## Supplied information
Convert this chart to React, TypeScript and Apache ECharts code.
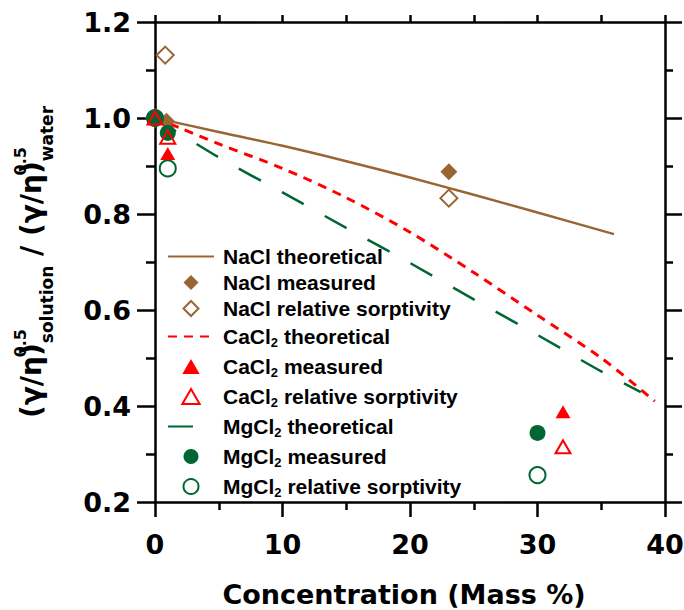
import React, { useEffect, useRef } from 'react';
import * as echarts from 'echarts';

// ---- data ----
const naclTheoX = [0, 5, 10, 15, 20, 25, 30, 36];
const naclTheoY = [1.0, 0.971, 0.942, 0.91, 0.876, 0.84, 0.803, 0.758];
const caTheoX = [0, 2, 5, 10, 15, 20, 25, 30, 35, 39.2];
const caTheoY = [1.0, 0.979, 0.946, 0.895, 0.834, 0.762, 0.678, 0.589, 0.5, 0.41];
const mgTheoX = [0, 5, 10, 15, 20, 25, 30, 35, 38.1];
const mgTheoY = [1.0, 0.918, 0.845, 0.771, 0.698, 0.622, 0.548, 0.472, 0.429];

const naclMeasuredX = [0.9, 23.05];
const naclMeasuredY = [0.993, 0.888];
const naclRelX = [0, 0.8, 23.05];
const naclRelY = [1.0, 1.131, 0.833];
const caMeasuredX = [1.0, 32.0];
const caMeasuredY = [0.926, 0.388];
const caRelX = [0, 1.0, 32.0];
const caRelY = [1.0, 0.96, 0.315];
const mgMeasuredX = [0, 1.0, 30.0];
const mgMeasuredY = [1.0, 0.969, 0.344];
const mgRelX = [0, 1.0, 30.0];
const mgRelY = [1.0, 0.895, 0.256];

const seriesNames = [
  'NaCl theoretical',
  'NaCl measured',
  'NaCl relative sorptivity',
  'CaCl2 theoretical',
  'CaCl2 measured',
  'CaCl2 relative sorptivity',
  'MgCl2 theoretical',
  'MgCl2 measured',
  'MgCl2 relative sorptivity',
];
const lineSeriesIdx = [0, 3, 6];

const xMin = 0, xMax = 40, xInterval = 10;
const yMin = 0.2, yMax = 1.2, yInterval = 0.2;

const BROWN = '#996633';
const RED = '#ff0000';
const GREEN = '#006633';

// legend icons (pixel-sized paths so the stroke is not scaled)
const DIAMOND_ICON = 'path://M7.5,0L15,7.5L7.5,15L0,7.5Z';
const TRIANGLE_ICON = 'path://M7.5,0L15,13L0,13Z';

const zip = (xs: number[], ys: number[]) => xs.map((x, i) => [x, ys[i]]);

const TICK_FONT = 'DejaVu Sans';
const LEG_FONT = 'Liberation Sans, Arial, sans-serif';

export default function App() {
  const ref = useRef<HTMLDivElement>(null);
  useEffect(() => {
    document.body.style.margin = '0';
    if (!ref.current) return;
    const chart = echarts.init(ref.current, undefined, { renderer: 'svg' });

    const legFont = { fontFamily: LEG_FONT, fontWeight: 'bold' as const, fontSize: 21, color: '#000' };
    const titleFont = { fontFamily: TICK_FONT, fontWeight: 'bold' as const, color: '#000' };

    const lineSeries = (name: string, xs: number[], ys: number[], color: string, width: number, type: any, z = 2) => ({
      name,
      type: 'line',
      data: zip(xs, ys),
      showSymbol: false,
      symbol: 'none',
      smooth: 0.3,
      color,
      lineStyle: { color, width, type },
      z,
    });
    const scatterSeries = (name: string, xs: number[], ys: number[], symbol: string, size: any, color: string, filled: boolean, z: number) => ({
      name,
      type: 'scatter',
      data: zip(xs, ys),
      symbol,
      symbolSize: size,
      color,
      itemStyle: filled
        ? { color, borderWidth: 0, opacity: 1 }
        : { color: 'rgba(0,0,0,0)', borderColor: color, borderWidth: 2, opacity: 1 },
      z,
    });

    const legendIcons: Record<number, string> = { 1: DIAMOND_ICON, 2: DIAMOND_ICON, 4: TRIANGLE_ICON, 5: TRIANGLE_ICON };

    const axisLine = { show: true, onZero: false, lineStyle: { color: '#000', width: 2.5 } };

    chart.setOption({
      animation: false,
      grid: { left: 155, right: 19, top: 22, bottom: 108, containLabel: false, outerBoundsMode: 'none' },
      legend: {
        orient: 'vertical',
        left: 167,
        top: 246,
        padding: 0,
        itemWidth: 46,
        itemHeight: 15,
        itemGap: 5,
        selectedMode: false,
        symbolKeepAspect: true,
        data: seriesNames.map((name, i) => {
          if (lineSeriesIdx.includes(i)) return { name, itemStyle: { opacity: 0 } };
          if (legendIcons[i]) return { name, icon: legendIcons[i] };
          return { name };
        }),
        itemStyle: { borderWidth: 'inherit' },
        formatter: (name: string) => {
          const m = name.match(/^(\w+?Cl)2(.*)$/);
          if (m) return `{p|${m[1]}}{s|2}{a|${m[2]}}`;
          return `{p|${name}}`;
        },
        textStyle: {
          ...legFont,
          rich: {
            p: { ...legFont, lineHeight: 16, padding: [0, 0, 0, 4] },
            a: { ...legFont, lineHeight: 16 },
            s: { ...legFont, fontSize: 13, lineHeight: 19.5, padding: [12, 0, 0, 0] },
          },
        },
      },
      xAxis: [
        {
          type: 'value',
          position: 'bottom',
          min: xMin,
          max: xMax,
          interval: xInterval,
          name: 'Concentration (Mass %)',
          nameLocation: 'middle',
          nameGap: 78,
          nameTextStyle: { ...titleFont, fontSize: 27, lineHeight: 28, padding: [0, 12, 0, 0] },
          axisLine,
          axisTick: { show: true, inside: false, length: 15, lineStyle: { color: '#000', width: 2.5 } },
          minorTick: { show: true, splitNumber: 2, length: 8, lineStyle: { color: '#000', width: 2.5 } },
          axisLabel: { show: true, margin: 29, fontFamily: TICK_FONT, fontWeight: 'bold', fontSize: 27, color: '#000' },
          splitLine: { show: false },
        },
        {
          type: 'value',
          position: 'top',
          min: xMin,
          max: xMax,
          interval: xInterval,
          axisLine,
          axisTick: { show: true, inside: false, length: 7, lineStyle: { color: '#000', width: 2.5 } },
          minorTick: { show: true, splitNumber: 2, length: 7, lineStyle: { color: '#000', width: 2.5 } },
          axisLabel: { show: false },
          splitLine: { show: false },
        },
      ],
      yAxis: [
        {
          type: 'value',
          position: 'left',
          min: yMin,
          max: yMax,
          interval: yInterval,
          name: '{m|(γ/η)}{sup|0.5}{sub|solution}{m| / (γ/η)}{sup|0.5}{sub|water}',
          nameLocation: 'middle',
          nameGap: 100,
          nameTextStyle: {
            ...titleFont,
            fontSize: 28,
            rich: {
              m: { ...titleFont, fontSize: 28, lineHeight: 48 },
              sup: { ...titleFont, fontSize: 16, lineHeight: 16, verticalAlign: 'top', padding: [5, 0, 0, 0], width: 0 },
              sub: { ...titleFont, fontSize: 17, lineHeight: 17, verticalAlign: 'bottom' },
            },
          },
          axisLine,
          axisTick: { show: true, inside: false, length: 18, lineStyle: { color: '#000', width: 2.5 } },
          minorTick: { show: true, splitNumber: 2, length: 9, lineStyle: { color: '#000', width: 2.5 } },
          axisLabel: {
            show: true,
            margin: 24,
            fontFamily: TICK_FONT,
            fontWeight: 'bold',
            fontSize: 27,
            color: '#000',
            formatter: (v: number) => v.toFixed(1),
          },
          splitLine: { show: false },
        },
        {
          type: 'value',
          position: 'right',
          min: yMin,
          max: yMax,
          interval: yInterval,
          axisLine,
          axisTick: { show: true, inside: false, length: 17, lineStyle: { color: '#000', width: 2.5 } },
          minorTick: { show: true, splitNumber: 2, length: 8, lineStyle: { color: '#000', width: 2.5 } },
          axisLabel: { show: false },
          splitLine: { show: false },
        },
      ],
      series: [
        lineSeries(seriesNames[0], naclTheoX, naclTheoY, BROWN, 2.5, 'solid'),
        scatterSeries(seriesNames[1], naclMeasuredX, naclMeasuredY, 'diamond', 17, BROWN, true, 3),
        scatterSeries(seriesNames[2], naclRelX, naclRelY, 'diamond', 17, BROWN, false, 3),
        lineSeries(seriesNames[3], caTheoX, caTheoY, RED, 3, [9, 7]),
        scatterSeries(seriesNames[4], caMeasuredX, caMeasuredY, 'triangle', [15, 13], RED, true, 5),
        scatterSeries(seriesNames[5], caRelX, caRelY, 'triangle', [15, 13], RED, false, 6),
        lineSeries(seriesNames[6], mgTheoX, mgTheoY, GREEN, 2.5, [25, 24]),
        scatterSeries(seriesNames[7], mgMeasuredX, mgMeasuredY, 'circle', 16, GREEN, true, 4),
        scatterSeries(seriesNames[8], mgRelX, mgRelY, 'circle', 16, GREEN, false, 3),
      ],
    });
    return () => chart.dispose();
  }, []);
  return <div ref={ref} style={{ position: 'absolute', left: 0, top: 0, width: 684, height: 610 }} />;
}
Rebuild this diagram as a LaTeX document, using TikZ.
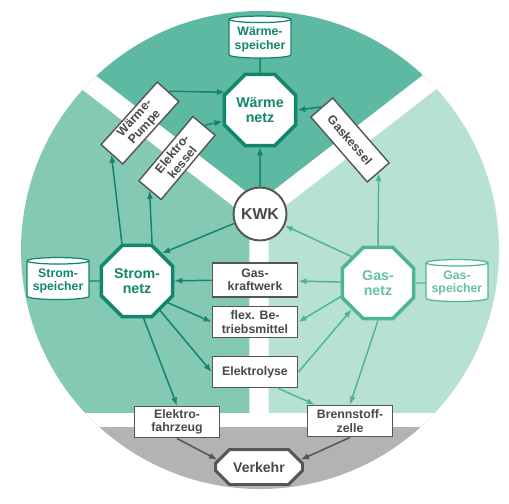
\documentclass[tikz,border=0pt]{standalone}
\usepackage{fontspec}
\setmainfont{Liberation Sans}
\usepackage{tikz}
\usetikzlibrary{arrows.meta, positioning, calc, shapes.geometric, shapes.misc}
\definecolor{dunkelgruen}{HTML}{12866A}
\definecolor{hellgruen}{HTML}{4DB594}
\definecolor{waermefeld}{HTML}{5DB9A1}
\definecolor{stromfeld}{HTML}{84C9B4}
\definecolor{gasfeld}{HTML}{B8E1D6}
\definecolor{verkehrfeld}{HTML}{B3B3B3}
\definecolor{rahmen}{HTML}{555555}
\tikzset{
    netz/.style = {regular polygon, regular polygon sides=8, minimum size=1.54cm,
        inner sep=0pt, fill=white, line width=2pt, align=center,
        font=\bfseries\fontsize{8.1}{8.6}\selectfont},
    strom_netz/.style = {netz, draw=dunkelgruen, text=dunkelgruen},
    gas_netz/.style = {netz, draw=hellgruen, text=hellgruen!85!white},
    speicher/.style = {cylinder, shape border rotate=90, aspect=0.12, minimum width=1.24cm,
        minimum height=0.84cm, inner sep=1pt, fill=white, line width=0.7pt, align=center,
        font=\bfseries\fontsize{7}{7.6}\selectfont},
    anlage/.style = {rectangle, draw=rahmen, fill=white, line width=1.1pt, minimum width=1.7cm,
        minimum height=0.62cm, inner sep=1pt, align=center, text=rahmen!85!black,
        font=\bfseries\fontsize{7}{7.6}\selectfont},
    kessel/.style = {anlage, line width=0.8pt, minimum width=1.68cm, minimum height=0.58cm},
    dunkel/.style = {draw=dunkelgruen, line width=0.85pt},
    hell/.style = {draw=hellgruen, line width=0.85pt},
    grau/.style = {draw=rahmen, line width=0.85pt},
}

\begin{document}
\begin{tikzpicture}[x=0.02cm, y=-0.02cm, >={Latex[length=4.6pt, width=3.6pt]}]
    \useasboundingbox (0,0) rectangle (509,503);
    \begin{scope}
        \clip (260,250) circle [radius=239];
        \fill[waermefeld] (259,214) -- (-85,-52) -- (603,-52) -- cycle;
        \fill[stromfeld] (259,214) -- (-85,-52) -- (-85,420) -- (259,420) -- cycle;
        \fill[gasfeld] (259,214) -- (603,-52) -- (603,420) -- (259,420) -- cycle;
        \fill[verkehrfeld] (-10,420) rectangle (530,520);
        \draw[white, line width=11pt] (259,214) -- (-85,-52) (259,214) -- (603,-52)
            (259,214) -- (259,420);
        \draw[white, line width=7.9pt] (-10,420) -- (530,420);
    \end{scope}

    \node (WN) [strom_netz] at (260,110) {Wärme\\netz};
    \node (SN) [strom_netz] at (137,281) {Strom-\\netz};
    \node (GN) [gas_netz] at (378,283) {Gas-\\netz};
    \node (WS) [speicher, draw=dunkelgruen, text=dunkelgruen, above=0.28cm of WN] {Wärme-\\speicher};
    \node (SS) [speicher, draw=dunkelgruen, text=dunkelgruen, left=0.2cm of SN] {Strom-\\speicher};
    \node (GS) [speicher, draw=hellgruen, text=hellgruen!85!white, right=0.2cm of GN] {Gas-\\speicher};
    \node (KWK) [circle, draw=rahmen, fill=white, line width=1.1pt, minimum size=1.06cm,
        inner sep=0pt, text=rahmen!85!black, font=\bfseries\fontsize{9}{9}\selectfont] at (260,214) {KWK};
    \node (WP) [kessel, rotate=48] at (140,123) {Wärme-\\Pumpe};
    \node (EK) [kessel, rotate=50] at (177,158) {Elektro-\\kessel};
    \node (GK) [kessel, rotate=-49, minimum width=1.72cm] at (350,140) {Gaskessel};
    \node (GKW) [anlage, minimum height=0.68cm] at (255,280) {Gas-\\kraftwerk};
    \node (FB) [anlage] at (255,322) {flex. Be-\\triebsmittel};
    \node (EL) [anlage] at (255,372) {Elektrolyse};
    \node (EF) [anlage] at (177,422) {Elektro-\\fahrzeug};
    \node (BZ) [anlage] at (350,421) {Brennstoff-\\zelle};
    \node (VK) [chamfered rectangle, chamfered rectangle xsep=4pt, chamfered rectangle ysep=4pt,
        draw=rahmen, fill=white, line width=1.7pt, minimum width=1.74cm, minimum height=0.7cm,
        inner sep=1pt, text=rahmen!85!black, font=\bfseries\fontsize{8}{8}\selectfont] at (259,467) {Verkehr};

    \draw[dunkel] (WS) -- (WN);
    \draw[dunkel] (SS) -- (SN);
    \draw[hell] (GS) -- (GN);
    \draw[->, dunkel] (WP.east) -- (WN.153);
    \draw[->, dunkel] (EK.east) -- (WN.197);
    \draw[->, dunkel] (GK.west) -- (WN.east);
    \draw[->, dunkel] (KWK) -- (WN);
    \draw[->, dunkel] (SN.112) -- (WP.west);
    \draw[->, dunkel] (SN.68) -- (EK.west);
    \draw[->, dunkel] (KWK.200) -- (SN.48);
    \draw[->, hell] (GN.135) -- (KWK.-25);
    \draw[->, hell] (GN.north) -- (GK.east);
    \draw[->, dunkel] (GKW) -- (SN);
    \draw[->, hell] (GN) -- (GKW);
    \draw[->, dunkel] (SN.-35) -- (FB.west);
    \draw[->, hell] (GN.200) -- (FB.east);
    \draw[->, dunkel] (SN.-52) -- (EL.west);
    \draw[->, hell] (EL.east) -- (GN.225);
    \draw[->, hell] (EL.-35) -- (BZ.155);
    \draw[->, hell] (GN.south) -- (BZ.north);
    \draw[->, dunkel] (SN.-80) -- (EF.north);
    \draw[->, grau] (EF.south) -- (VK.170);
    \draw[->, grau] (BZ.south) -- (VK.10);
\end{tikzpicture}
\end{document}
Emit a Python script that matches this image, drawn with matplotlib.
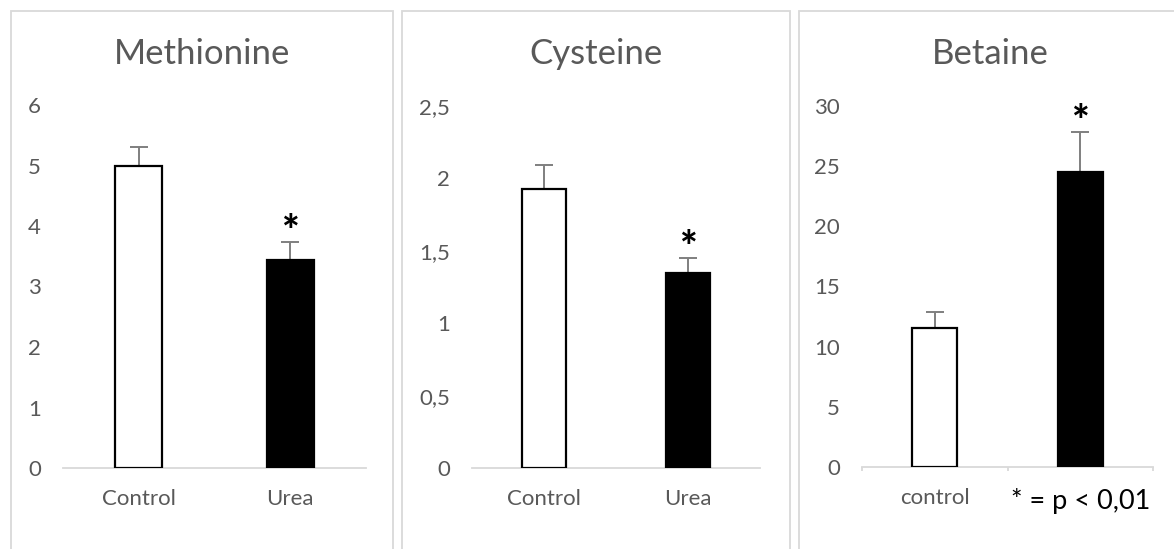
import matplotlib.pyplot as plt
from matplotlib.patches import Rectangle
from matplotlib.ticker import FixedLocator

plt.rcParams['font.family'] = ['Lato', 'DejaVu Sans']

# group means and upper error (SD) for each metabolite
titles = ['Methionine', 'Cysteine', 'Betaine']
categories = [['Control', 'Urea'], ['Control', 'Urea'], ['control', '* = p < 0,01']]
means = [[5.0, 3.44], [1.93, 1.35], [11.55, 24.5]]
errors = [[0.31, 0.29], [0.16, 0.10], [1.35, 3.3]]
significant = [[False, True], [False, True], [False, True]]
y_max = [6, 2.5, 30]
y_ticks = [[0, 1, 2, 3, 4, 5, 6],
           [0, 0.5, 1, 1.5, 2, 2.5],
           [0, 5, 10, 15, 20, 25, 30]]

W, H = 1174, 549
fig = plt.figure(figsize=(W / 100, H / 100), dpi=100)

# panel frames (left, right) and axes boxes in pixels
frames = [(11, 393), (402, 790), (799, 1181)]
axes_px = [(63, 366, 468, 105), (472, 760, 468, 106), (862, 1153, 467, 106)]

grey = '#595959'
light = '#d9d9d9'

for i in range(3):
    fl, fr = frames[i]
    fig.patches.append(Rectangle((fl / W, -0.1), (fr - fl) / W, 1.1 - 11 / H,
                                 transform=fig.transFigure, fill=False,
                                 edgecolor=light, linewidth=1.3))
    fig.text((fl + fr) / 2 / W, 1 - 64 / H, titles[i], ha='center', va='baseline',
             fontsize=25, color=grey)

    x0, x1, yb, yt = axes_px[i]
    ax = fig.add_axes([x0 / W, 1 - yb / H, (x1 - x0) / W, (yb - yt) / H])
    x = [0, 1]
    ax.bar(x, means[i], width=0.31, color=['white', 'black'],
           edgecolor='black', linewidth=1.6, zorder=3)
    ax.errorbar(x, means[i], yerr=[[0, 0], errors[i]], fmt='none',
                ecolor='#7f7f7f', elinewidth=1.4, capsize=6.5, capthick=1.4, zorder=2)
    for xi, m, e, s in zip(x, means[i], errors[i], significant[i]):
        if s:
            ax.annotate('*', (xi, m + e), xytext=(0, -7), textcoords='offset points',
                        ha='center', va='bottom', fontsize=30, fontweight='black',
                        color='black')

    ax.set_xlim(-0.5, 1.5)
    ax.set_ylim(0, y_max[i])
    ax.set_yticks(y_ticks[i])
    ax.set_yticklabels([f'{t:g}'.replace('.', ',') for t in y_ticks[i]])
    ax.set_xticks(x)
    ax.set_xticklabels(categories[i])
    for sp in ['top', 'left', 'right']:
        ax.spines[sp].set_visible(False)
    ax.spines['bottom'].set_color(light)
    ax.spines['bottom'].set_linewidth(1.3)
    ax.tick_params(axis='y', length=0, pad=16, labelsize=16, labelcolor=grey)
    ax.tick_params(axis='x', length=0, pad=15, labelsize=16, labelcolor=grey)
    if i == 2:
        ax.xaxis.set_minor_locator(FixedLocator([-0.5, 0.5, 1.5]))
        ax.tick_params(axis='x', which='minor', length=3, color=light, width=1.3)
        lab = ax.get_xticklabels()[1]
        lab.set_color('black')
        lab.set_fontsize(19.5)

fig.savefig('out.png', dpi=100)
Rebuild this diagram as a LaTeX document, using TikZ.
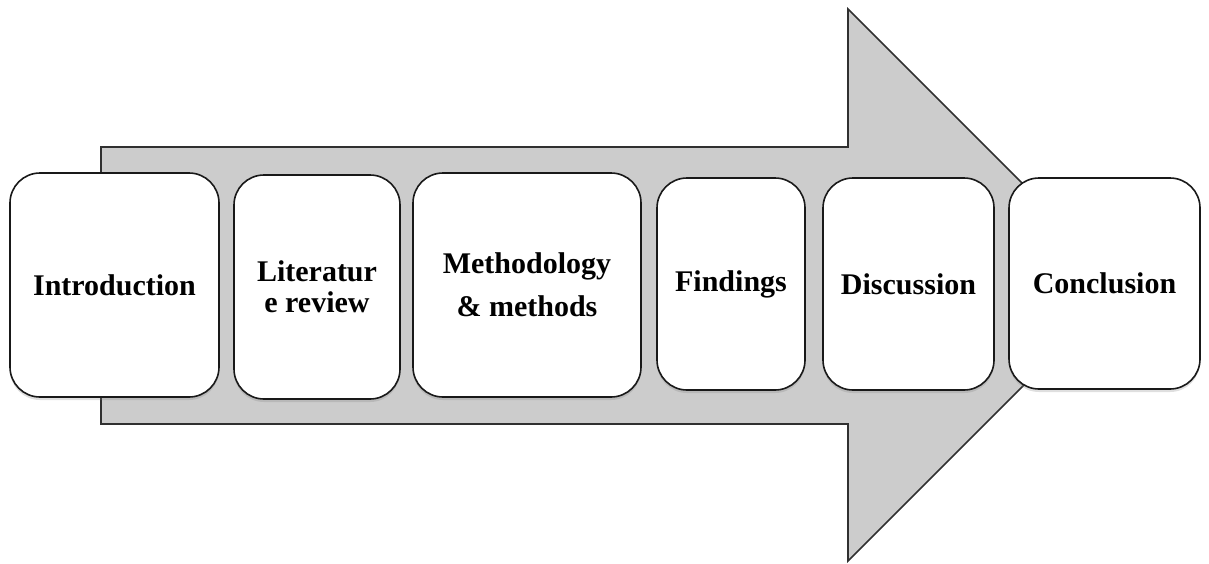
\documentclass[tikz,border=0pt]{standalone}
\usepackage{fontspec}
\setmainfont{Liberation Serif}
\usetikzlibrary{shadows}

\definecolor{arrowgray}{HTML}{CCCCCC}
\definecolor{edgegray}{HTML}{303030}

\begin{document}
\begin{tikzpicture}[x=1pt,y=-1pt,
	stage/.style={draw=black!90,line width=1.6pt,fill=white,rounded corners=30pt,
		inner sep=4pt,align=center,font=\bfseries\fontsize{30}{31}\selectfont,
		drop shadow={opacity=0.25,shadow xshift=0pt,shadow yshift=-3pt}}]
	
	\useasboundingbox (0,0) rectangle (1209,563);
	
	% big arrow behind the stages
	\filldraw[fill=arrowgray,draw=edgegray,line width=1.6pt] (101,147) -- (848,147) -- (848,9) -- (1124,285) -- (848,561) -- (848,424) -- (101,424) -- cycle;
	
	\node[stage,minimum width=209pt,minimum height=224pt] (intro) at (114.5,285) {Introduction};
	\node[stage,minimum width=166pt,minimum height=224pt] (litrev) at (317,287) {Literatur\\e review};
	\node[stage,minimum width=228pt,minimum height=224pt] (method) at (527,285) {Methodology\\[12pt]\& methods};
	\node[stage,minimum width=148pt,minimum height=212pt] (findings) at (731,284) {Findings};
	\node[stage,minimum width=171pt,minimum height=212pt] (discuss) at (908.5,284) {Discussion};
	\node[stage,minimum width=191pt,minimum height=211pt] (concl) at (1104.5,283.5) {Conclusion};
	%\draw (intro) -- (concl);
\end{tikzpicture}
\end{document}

## Set task
Keep to the lines between the line with "Emit a Python" and the line with "[0, 5, 10, 15, 20, 25, 30]]", inclusive, and transcribe them without pictures.

## Exercise output
Emit a Python script that matches this image, drawn with matplotlib.
import matplotlib.pyplot as plt
from matplotlib.patches import Rectangle
from matplotlib.ticker import FixedLocator

plt.rcParams['font.family'] = ['Lato', 'DejaVu Sans']

# group means and upper error (SD) for each metabolite
titles = ['Methionine', 'Cysteine', 'Betaine']
categories = [['Control', 'Urea'], ['Control', 'Urea'], ['control', '* = p < 0,01']]
means = [[5.0, 3.44], [1.93, 1.35], [11.55, 24.5]]
errors = [[0.31, 0.29], [0.16, 0.10], [1.35, 3.3]]
significant = [[False, True], [False, True], [False, True]]
y_max = [6, 2.5, 30]
y_ticks = [[0, 1, 2, 3, 4, 5, 6],
           [0, 0.5, 1, 1.5, 2, 2.5],
           [0, 5, 10, 15, 20, 25, 30]]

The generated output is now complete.